It was there that Bieri began her fight against leukemia.
Olivia Bieri.
Tamberlyn Bieri
“Shocked is not enough of a description,” says Bieri’s mother, Tamberlyn Bieri, when she first heard of her daughter’s diagnosis of acute undifferentiated leukemia. “My husband (David Bieri) and I were so happy that she was finally able to be happy and successful in school. She made wonderful friends, got great grades, and really expanded her horizons. To see all of this taken away from her is devastating.”
Fortunately, Bieri and her family, which includes her brother Jacob, are surrounded by love during these difficult days, including from ISU sororities and fraternities. In recent weeks, organizations have come together to show support for Bieri in the form of fundraisers.
“My husband and I were both Greek, so we know all the good things about Greek life, but the reality is that Greek life has such a bad reputation,” says Tamberlyn.
“To see not only her sorority, but the fraternities and other sororities rally around her was overwhelming and makes me so proud of the Greek community. It’s family no matter what house you’re in.”
Olivia Bieri with her sorority sisters at Illinois State University.
Tamberlyn Bieri
Currently, a group of Biera’s supporters is working hard to find a bone marrow donor that could ultimately save her life. A recent bone marrow drive organized by Kappa Kappa Gamma was attended by over 120 students, and another bone marrow drive will be held on April 20 at St. Louis.

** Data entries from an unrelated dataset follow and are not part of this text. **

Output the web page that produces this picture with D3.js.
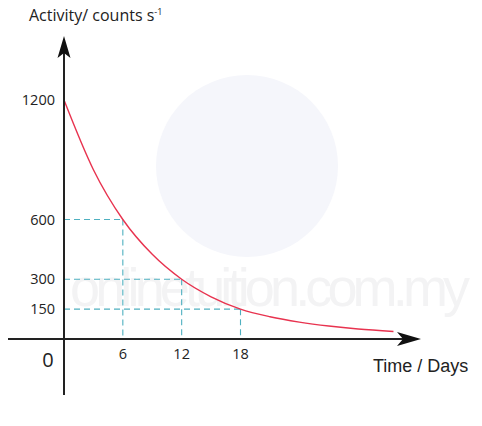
<!DOCTYPE html>
<html><head><meta charset="utf-8">
<script src="https://cdn.jsdelivr.net/npm/d3@7"></script>
<style>body{margin:0;background:#fff}svg{display:block}</style>
</head><body>
<svg id="c" width="482" height="426"></svg>
<script>
// Data
const days = [0, 3, 6, 9, 12, 15, 18, 21, 24, 27, 30, 33.6];
const activity = [1200, 850, 600, 425, 300, 212, 150, 112, 85, 65, 50, 38];
const markDays = [6, 12, 18];
const markValues = [600, 300, 150];
const yTickLabels = ["1200", "600", "300", "150"];
const yTickValues = [1200, 600, 300, 150];
const xTickLabels = ["6", "12", "18"];
const yTitle = "Activity/ counts s";
const xTitle = "Time / Days";
const watermark = "onlinetuition.com.my";

const svg = d3.select("#c");
const x = d3.scaleLinear().domain([0, 36]).range([64, 417]);
const y = d3.scaleLinear().domain([0, 1200]).range([339, 100]);

// watermark
svg.append("circle").attr("cx", 247).attr("cy", 166).attr("r", 91).attr("fill", "#f5f6fb");
svg.append("text").attr("x", 70).attr("y", 306)
  .attr("font-family", "Liberation Sans, Arial, sans-serif").attr("font-size", 54)
  .attr("fill", "#f3f3f4").attr("textLength", 400).text(watermark);

// dashed guides
const dash = svg.append("g").attr("stroke", "#4fb0c0").attr("stroke-width", 1.1)
  .attr("stroke-dasharray", "6,4").attr("fill", "none");
markDays.forEach((d, i) => {
  dash.append("line").attr("x1", x(0)).attr("x2", x(d)).attr("y1", y(markValues[i])).attr("y2", y(markValues[i]));
  dash.append("line").attr("x1", x(d)).attr("x2", x(d)).attr("y1", y(markValues[i])).attr("y2", y(0));
});

// curve
const pts = days.map((d, i) => [d, activity[i]]);
svg.append("path").datum(pts)
  .attr("d", d3.line().x(d => x(d[0])).y(d => y(d[1])).curve(d3.curveMonotoneX))
  .attr("fill", "none").attr("stroke", "#e8334f").attr("stroke-width", 1.4);

// axes
const ax = svg.append("g").attr("stroke", "#222").attr("stroke-width", 2);
ax.append("line").attr("x1", 8).attr("x2", 408).attr("y1", y(0)).attr("y2", y(0));
ax.append("line").attr("x1", x(0)).attr("x2", x(0)).attr("y1", 395).attr("y2", 50);
// arrowheads
const xa = 421, ya = y(0);
svg.append("path").attr("fill", "#111")
  .attr("d", `M${xa},${ya} L${xa - 24},${ya - 7} L${xa - 18},${ya} L${xa - 24},${ya + 7} Z`);
const xb = x(0), yb = 36;
svg.append("path").attr("fill", "#111")
  .attr("d", `M${xb},${yb} L${xb - 6.5},${yb + 22} L${xb},${yb + 17} L${xb + 6.5},${yb + 22} Z`);

// tick labels
const font = "Open Sans, Noto Sans, sans-serif";
svg.append("g").selectAll("text").data(yTickValues).join("text")
  .attr("x", 55).attr("y", d => y(d) + 5).attr("text-anchor", "end")
  .attr("font-family", font).attr("font-size", 14.5).attr("fill", "#222")
  .text((d, i) => yTickLabels[i]);
svg.append("g").selectAll("text").data(markDays).join("text")
  .attr("x", d => x(d)).attr("y", 359).attr("text-anchor", "middle")
  .attr("font-family", font).attr("font-size", 14.5).attr("fill", "#222")
  .text((d, i) => xTickLabels[i]);
svg.append("text").attr("x", 48).attr("y", 367).attr("text-anchor", "middle")
  .attr("font-family", font).attr("font-size", 20).attr("fill", "#222").text("0");

// titles
const t = svg.append("text").attr("x", 29).attr("y", 21)
  .attr("font-family", font).attr("font-size", 16).attr("fill", "#222");
t.append("tspan").text(yTitle);
t.append("tspan").attr("dy", -6).attr("font-size", 9).text("-1");
svg.append("text").attr("x", 373).attr("y", 372)
  .attr("font-family", "Liberation Sans, Arial, sans-serif").attr("font-size", 18)
  .attr("fill", "#222").text(xTitle);
</script>
</body></html>
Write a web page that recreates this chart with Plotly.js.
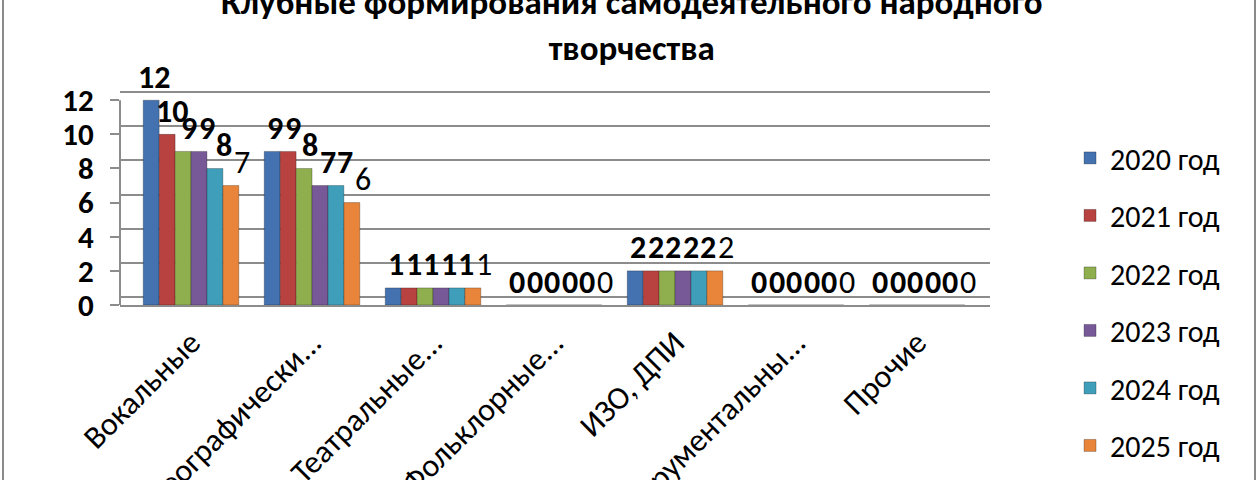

Her family also set up a GoFundMe.
“Chemotherapy won’t cure her,” explains Tamberlyn, whose daughter is now at home but will return to the hospital twice a week for chemotherapy and blood tests until she is deemed ready for a bone marrow transplant. “Her only way to be cured is a bone marrow transplant.”
And if all goes as Bieri hopes, she’ll get that bone marrow transplant and finally go back to school in the fall.
“I’m supposed to be living in the house next year and I’m just hoping and praying I can do that,” Bieri says quietly. “What I miss the most right now is being at school. I’d rather worry about tests than cancer.”